Somehow, I think Peter’s confession would lose something if we simply analyzed the words in order to come to a correct view of the nature of Jesus and his mission. The conversation began with Jesus asking the disciples to make observations about what people were thinking about his ministry. He’s eliciting their sense of the social context before pushing them to personal engagement: from “who do people say” to “who do you say that I am?” Behind Peter’s answer there is a social and personal context. To forget this context is to sterilize the confession. To forget that professions of faith carry background and vision is to reduce them to mere statements of dogma that may be irrelevant to life today.
It’s very important that we step outside the traditional Catholic-Protestant debate on this passage. Identifying the rock is not an either/or proposition. Jesus isn’t setting Peter up as the ultimate authority on questions of faith in the church, nor is he suggesting that Peter’s confession is the only correct way of saying who Jesus is. He’s neither justifying the future hierarchy of the church nor identifying a litmus test for correct theology.
Think about Peter here. Is he loved by Jesus? Yes. Is Jesus suggesting that he’s going to play a major role in the future of the church. Most likely. Is he naming him “future big shot” whose decisions and opinions hold ultimate authority. That’s not likely.
Think about the confession Peter makes: Was this particular phrasing important in the life of the early church? Certainly. Is it relevant today? Of course. Is it exhaustive and the only way to talk about our faith in Christ? I don’t think so.
Look again at Peter, a strong personality, a definite leader, but sometimes too impulsive, sometimes lacking in follow through on his words. And consider that his vision for the church changed over time.

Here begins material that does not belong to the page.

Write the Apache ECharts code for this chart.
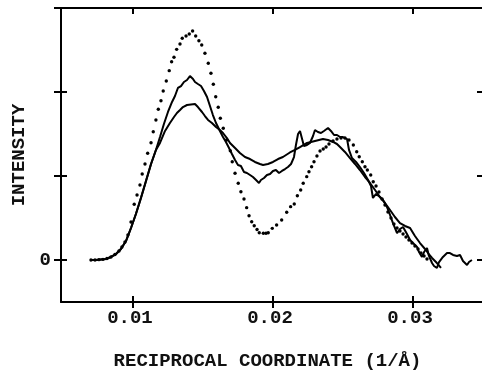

He began as a leader of a Jewish sect that came to be called Christians, but some years after this confession he will need a vision to open his mind to the possibility that God was calling Gentiles as well as Jews into relationship through Jesus.
Peter’s life and faith was a little messy, just like everyone else’s. He lived in a world that did not fully understand Jesus and he had occasional insights into Jesus that offered hope for the world. That’s the rock if one must identify a specific thing, that insight into hope in Jesus. Like Peter others will follow Jesus, and gain insight to raise them above the confusion we ordinarily encounter in the world.
“Do not be conformed to this world but be transformed by the renewing of your minds, so that you may discern what is the will of God…” For eleven chapters, Paul has been talking theology, and with this phrase he moves to consider the practical exercise of faith in the midst of a messy world. Life, according to Paul - not in the abstract sense of its meaning and purpose, but its living - life is about discernment, and discernment happens in setting ourselves apart from the confusion of life, renewing our minds and moving toward transformation. It begins with grace and mercy, and as we recognize that grace and mercy as the presence of God in the messiness of life, we can envision a new possibility.
Peter was touched by God and it enabled him to see Jesus in a new light, the kind of light that could change his life. The grace and mercy of God led to recognition of a new powerful and transforming presence in his life, and of course and most important, to a willingness to adapt his vision as he engaged the world again. To say it this way is to make it sound like a formula, but it never happens that way. The touch of God is as individual as each person touched. The confessions made as unique as each story told. But it is all about transformation, about finding hope where only confusion existed before.
For two millennia now, the church has built a tradition of changing lives. It has in its confession been more inconsistent than its visible structures admit. It has in its occasional conformity to the world failed to live up to the example of Peter. We have sometimes been so caught up in tradition, in doing things the same way all the time, that we have missed the fresh breeze of the spirit. But as we have recognized the breath of the spirit, we have changed even sacred traditions that we might speak in new, fresh and relevant ways to the dis-ease of the world around. Faith happens as the church listens to God, observes the world and speaks a new hope to the world’s need.
It doesn’t come easy. It doesn’t always happen without conflict and almost never without comment, but the church in general and Westminster in particular does try to engage the world with the gospel. We do, as a community of faith listen to Christ and seek to engage the needs of the world. We don’t tend to settle for easy answers or religious jargon. We have tried to build a tradition interested in transforming lives. I believe that this is the kind of tradition and heritage our charter members intended.
Jesus approved the words spoken by Peter and they have become one the greatest, if not THE greatest of the church’s confessions; but I think Jesus likes the words because they came from Peter’s heart. They touched Jesus, I think as much for the love behind them as for the content in them. Words that touch life, words that flow from a recognition of the grace and mercy of God: these are the words that matter to God and the church. But Jesus loved Peter the person also as much as the insight behind the words. Words that connect to people and people connected to God and loved by God. These things, this rock represents a tradition for transformation. This is what church is about. It is why 222 people put their names to the Charter of Westminster 50 years ago, not to build an unchanging fortress but to be a vessel of God’s love to all in need. To speak to the lives of people to offer a hope for something new and good. Today we honor the Charter, but more importantly we honor the members who began that Charter; and we hope to carry forward that vision of bringing God’s good news to this part of God’s earth. Amen.